I can be overzealous with ripping into things I don't. And "I want to see the models" on the table is a perfectly cromulent justification - a lot better than flailing around pretending it's realistic.

I am not sinless myself; I play Bolt Action, which has even less of a justifcation for having arty on the table. Heck, I play Horus Heresy, which itself is based on the worst-40k-ruleset-after-8e. And even when I have my head in the clouds about Actual Good 40K ruleset, I do think about ways that artillery and other models that don't belong on the table could find a way there.

As Cassa said, they make for good objectives, but it's hard to drop GW box on terrain rather than units.

And again, when you're looking for a game rather than some simulation of WWII, Flames probably works fine. I don't; it's one of the reasons why I don't play WMH - it's game first, anything else second - or much of GW stuff (it's very bad at simulating the feel of hams).
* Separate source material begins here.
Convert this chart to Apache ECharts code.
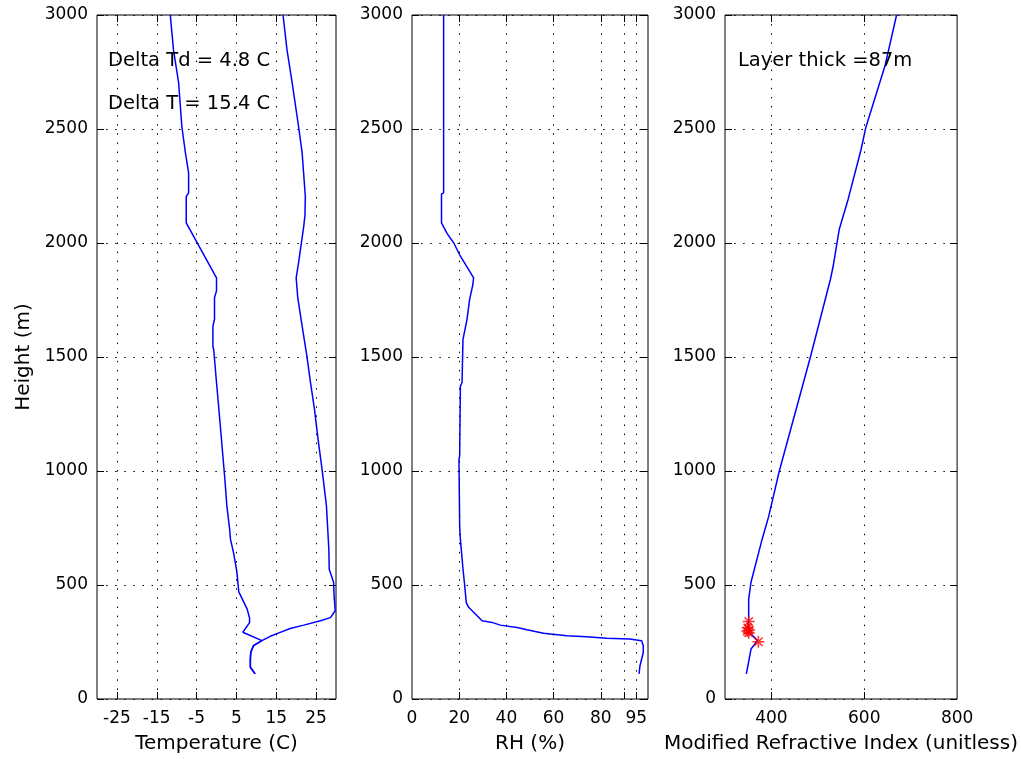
<!DOCTYPE html>
<html>
<head>
<meta charset="utf-8">
<script src="https://cdn.jsdelivr.net/npm/echarts@6/dist/echarts.min.js"></script>
<style>
html,body{margin:0;padding:0;background:#fff;}
#chart{width:1021px;height:759px;}
</style>
</head>
<body>
<div id="chart"></div>
<script>
// ---- data: [value, height (m)] ----
const dewpointProfile = [
  [-11.6,3000],[-10.8,2847],[-9.5,2702],[-8.7,2511],[-7.8,2395],[-7.0,2307],[-7.0,2220],
  [-7.6,2204],[-7.6,2088],[0.0,1847],[0.0,1790],[-0.5,1760],[-0.5,1665],[-0.9,1635],
  [-0.9,1545],[-0.7,1533],[0.0,1388],[0.6,1270],[1.1,1169],[1.6,1066],[2.1,964],
  [2.6,847],[3.3,745],[3.5,701],[4.3,640],[5.1,560],[5.6,470],[7.7,394],[8.3,355],
  [8.3,335],[6.6,293],[11.4,256],[9.3,234],[8.6,205],[8.5,175],[8.5,139],[9.7,110]
];
const temperatureProfile = [
  [16.7,3000],[17.7,2847],[19.0,2702],[20.6,2511],[21.5,2395],[22.3,2204],[22.2,2120],
  [21.9,2073],[20.6,1913],[20.0,1847],[20.4,1760],[21.5,1635],[22.7,1503],[23.6,1388],
  [24.6,1270],[25.5,1139],[26.5,1007],[27.6,847],[28.2,657],[28.3,569],[29.4,512],
  [29.5,460],[29.8,387],[28.6,357],[26.1,343],[21.9,324],[18.5,309],[16.0,292],
  [13.5,275],[11.4,256],[9.3,234],[8.6,205],[8.5,175],[8.5,139],[9.7,110]
];
const rhProfile = [
  [13.4,3000],[13.4,2220],[12.5,2215],[12.5,2088],[14.9,2041],[17.7,2000],[20.5,1942],
  [24.0,1883],[26.1,1847],[25.8,1818],[24.4,1752],[23.3,1664],[21.6,1577],[21.2,1387],
  [20.5,1372],[20.2,1066],[19.9,1051],[20.2,759],[20.5,701],[21.6,570],[22.2,511],
  [23.0,423],[24.0,402],[29.7,343],[33.9,336],[37.4,324],[44.5,314],[48.7,304],
  [55.7,288],[65.6,277],[74.0,273],[82.5,266],[92.3,263],[97.3,256],[98.0,234],
  [98.0,204],[96.6,146],[96.2,110]
];
const refractiveProfile = [
  [669.6,3000],[645,2780],[603,2504],[593,2409],[565,2190],[546,2059],[533,1898],
  [527,1840],[484,1500],[417,1000],[394,800],[380,701],[356,512],[351,438],[351,343],
  [349,299],[370,256],[356,219],[352,175],[346,110]
];
const ductPoints = [
  [351,340],[349,312],[352,303],[348,298],[351,291],[372,251]
];

// ---- axes / ticks ----
const tempRange = [-30, 30];
const tempTicks = [-25,-15,-5,5,15,25];
const rhRange = [0, 100];
const rhTicks = [20,40,60,80,90,95];
const rhLabels = [0,20,40,60,80,95];
const refRange = [300, 800];
const refTicks = [400,600];
const refLabels = [400,600,800];
const heightRange = [0, 3000];
const heightStep = 500;

const texts = {
  xNames: ['Temperature (C)', 'RH (%)', 'Modified Refractive Index (unitless)'],
  yName: 'Height (m)',
  deltaTd: 'Delta Td = 4.8 C',
  deltaT: 'Delta T = 15.4 C',
  layer: 'Layer thick =87m'
};

const FONT = 'DejaVu Sans';
const dotted = {color:'#000', width:1, type:[1.5,7.6]};

const grids = [
  {left:97, top:15, width:239, height:685},
  {left:412, top:15, width:236, height:685},
  {left:725, top:15, width:239, height:685}
].map(g => Object.assign(g, {show:true, borderColor:'#000', borderWidth:1, backgroundColor:'#fff'}));

const xRanges = [tempRange, rhRange, refRange];
const xTickSets = [tempTicks, rhTicks, refTicks];
const xLabelSets = [tempTicks, rhLabels, refLabels];
const plain = v => String(v);

const xAxes = [], yAxes = [];
for (let i = 0; i < 3; i++) {
  xAxes.push({
    type:'value', gridIndex:i, position:'bottom', min:xRanges[i][0], max:xRanges[i][1],
    name:texts.xNames[i], nameLocation:'middle', nameGap:35,
    nameTextStyle:{fontFamily:FONT, fontSize:20, color:'#000'},
    axisLine:{show:false, onZero:false},
    axisTick:{show:true, inside:true, length:7, customValues:xTickSets[i], lineStyle:{color:'#000'}},
    axisLabel:{show:true, customValues:xLabelSets[i], margin:11, fontFamily:FONT, fontSize:17, color:'#000', formatter:plain},
    splitLine:{show:false}
  });
  xAxes.push({
    type:'value', gridIndex:i, position:'top', min:xRanges[i][0], max:xRanges[i][1],
    axisLine:{show:false, onZero:false},
    axisTick:{show:true, inside:true, length:7, customValues:xTickSets[i], lineStyle:{color:'#000'}},
    axisLabel:{show:false}, splitLine:{show:false}
  });
  yAxes.push({
    type:'value', gridIndex:i, position:'left', min:heightRange[0], max:heightRange[1], interval:heightStep,
    name: i === 0 ? texts.yName : '', nameLocation:'middle', nameGap:63,
    nameTextStyle:{fontFamily:FONT, fontSize:20, color:'#000'},
    axisLine:{show:false, onZero:false},
    axisTick:{show:true, inside:true, length:7, lineStyle:{color:'#000'}},
    axisLabel:{show:true, margin:9, fontFamily:FONT, fontSize:17, color:'#000', formatter:plain},
    splitLine:{show:true, lineStyle:dotted}
  });
  yAxes.push({
    type:'value', gridIndex:i, position:'right', min:heightRange[0], max:heightRange[1], interval:heightStep,
    axisLine:{show:false, onZero:false},
    axisTick:{show:true, inside:true, length:7, lineStyle:{color:'#000'}},
    axisLabel:{show:false}, splitLine:{show:false}
  });
}

function vGrid(values) {
  return {
    silent:true, symbol:['none','none'], label:{show:false},
    lineStyle:dotted, animation:false,
    data: values.map(v => ({xAxis:v}))
  };
}

const blue = '#0000ff';
function profile(data, gi, withGrid) {
  const s = {
    type:'line', data:data, xAxisIndex:gi*2, yAxisIndex:gi*2,
    showSymbol:false, symbol:'none', lineStyle:{color:blue, width:1.5}, z:3
  };
  if (withGrid) s.markLine = vGrid(withGrid);
  return s;
}

const series = [
  profile(dewpointProfile, 0, tempTicks),
  profile(temperatureProfile, 0),
  profile(rhProfile, 1, rhTicks),
  profile(refractiveProfile, 2, refTicks),
  {
    type:'scatter', data:ductPoints, xAxisIndex:4, yAxisIndex:4, z:4,
    symbol:'path://M5,0L5,10M0,5L10,5M1.5,1.5L8.5,8.5M1.5,8.5L8.5,1.5',
    symbolSize:12,
    itemStyle:{color:'none', borderColor:'#ff0000', borderWidth:1.5}
  }
];

const textStyle = {fontFamily:FONT, fontSize:19.5, fill:'#000'};
const graphic = [
  {type:'text', left:108, top:51, style:Object.assign({text:texts.deltaTd}, textStyle), z:10},
  {type:'text', left:108, top:94, style:Object.assign({text:texts.deltaT}, textStyle), z:10},
  {type:'text', left:738, top:51, style:Object.assign({text:texts.layer}, textStyle), z:10}
];

const chart = echarts.init(document.getElementById('chart'), null, {renderer:'canvas'});
chart.setOption({
  animation:false,
  backgroundColor:'#fff',
  grid:grids,
  xAxis:xAxes,
  yAxis:yAxes,
  series:series,
  graphic:graphic
});
</script>
</body>
</html>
Granted, it's hard to ungameify miniature games, since you can't hide the mechanics and the data like you could in a vidja, so rhe desire to do gamey stuff is always there. So you look for something with a vision of conflict resolution that matches yours (and of course, nobody can really agree what aspects of warfare should appear on the table or how).

Also, you jest about counterbattery, but I think artillery rules take up more of the 48 page Combined Arms WWII ruleset than anything else.

It also gives better front armor to Panzer IV H/J than the Easy 8.